**The problem:** Which lines hold the string "matplotlib"? Copy every one of them.

**Code that draws figures:**
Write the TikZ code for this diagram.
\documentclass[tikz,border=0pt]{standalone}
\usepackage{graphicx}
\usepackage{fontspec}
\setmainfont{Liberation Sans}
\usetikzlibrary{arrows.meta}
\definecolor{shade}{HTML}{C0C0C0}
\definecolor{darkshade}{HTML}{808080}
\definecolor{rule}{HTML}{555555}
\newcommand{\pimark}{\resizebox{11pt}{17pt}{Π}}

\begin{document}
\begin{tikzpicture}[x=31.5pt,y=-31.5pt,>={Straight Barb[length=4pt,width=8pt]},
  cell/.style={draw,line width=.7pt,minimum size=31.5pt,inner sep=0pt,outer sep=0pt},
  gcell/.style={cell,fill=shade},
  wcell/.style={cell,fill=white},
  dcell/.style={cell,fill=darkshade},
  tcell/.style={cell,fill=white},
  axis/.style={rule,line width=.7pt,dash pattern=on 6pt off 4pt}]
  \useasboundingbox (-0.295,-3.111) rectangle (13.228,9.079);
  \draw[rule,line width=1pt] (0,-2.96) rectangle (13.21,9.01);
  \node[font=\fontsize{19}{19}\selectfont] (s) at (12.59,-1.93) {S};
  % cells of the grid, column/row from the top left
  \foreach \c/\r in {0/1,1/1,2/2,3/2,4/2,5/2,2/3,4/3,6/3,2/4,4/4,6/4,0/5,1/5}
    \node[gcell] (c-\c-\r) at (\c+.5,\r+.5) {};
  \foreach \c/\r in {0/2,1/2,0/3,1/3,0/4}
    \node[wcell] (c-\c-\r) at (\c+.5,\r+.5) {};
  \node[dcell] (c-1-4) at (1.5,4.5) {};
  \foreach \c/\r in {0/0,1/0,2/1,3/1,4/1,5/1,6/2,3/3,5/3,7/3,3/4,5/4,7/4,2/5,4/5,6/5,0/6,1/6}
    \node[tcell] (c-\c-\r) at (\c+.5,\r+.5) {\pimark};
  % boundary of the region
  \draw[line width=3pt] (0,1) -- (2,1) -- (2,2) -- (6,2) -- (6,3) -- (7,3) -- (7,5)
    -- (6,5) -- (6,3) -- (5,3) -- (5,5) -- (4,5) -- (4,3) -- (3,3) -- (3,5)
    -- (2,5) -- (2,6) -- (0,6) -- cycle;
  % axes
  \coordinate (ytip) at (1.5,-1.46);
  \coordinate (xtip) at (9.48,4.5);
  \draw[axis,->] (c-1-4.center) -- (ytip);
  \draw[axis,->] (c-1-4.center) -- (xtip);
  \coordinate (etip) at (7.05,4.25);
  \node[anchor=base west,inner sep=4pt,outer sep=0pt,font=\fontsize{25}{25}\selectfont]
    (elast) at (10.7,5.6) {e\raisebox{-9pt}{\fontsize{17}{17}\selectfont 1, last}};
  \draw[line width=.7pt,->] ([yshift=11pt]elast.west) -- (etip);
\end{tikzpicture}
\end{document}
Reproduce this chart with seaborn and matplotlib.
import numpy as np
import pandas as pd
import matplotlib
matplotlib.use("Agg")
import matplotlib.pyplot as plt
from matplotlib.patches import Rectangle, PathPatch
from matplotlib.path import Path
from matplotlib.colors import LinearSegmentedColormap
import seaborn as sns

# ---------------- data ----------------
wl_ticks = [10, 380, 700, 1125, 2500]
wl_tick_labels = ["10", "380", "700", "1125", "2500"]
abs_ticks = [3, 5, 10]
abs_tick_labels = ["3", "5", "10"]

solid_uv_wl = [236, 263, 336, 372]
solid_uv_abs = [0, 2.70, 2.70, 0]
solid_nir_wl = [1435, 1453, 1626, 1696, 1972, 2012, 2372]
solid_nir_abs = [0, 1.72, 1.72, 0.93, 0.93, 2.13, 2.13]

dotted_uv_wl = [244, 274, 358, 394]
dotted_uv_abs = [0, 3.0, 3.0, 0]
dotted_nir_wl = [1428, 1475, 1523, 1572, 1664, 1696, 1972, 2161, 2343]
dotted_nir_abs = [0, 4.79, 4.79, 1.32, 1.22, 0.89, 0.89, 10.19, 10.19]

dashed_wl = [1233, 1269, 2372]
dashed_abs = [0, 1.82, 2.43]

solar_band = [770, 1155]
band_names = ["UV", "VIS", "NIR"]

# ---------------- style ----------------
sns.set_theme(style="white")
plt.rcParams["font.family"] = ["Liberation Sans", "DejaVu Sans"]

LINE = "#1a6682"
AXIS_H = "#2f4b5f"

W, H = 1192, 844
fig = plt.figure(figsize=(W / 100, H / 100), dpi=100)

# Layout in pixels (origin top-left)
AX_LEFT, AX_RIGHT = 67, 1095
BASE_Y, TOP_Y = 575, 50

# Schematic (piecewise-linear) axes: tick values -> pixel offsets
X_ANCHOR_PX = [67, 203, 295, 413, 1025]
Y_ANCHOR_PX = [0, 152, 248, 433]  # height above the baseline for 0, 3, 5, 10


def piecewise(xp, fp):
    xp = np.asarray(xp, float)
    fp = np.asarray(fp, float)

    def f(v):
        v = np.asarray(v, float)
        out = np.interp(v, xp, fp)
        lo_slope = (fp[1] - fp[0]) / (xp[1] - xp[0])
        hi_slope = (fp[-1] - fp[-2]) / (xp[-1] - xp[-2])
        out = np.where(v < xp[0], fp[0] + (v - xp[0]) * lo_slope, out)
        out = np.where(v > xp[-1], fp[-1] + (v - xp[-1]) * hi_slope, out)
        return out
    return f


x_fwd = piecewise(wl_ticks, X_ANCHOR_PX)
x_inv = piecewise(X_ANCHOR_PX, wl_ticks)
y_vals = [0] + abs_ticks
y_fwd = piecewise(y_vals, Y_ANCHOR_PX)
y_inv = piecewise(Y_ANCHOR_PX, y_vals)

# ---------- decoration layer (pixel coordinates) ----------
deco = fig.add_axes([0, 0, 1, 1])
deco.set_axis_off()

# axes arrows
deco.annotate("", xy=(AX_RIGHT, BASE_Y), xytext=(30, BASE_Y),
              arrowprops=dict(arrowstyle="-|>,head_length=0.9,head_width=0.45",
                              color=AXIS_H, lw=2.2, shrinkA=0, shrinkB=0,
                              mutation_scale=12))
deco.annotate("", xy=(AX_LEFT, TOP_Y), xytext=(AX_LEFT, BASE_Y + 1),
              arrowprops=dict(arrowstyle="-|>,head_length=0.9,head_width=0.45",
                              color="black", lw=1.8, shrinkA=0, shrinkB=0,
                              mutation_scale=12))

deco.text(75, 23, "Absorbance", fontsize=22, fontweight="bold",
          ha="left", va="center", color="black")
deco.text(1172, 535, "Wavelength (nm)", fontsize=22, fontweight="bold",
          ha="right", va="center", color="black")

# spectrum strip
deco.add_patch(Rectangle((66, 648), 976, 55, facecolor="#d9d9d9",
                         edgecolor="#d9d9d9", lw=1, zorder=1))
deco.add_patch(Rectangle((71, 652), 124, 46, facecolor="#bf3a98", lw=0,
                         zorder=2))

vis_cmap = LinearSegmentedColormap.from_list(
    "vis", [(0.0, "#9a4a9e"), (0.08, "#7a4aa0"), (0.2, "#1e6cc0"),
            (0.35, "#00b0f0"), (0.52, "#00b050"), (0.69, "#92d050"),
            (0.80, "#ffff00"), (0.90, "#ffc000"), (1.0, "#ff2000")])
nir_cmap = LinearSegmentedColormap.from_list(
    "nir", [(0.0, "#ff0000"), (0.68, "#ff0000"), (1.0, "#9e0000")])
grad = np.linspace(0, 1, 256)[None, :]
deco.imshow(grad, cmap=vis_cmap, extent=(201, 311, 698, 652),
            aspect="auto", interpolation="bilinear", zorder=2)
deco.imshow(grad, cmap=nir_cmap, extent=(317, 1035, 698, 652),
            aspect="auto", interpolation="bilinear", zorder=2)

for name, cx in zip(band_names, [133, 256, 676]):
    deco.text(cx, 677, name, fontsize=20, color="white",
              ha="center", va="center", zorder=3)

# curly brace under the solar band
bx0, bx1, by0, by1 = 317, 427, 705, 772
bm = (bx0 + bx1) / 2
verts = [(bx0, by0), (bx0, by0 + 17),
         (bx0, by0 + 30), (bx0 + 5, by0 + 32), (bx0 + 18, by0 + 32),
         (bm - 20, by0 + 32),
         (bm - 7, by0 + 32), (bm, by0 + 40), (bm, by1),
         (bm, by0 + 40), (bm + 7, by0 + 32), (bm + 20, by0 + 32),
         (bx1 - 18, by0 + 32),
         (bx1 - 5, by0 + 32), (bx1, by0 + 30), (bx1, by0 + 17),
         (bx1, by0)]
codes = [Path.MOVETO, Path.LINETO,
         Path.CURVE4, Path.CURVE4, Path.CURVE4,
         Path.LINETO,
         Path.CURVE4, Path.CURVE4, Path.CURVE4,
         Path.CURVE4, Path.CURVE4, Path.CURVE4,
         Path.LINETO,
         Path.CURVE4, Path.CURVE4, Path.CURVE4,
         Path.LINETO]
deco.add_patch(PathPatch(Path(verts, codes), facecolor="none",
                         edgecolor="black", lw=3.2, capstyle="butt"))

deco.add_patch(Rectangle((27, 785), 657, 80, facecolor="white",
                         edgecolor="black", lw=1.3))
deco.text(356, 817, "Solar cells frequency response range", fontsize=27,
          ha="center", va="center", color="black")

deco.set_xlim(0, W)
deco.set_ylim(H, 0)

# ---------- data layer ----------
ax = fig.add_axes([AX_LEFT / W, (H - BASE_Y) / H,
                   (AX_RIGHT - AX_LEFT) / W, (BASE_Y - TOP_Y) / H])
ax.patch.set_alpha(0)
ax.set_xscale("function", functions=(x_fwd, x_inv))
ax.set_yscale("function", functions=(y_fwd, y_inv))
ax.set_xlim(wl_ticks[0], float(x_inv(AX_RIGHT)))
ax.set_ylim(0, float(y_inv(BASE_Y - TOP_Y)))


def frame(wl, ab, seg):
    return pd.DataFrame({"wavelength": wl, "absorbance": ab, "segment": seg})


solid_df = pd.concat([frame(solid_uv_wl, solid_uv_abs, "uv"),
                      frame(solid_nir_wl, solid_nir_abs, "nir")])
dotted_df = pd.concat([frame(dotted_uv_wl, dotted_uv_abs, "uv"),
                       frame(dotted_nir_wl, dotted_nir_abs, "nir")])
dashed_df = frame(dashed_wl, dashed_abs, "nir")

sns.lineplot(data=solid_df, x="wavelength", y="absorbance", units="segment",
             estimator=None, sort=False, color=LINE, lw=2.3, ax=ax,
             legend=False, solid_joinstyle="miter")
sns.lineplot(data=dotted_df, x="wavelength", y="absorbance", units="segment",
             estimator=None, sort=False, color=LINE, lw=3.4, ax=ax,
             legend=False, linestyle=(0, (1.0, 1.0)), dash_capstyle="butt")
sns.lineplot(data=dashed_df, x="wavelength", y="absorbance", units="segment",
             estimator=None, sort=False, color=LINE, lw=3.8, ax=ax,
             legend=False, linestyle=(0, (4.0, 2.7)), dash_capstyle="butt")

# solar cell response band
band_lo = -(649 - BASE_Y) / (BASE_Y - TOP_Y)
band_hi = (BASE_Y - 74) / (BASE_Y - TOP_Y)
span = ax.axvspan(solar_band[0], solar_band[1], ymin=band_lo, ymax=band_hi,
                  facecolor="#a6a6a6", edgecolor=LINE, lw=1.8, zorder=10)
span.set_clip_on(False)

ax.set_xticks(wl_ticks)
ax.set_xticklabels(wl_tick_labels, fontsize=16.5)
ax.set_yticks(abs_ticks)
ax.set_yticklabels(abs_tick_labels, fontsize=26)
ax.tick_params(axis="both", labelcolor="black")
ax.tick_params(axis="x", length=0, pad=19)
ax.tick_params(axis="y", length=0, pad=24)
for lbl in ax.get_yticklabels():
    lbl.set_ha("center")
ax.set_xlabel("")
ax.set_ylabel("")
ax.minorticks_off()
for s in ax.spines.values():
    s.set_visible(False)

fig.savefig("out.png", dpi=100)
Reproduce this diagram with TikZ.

**Expected output:**
Reproduce this chart with seaborn and matplotlib.
import matplotlib
matplotlib.use("Agg")
import matplotlib.pyplot as plt
from matplotlib.patches import Rectangle, PathPatch
from matplotlib.path import Path
from matplotlib.colors import LinearSegmentedColormap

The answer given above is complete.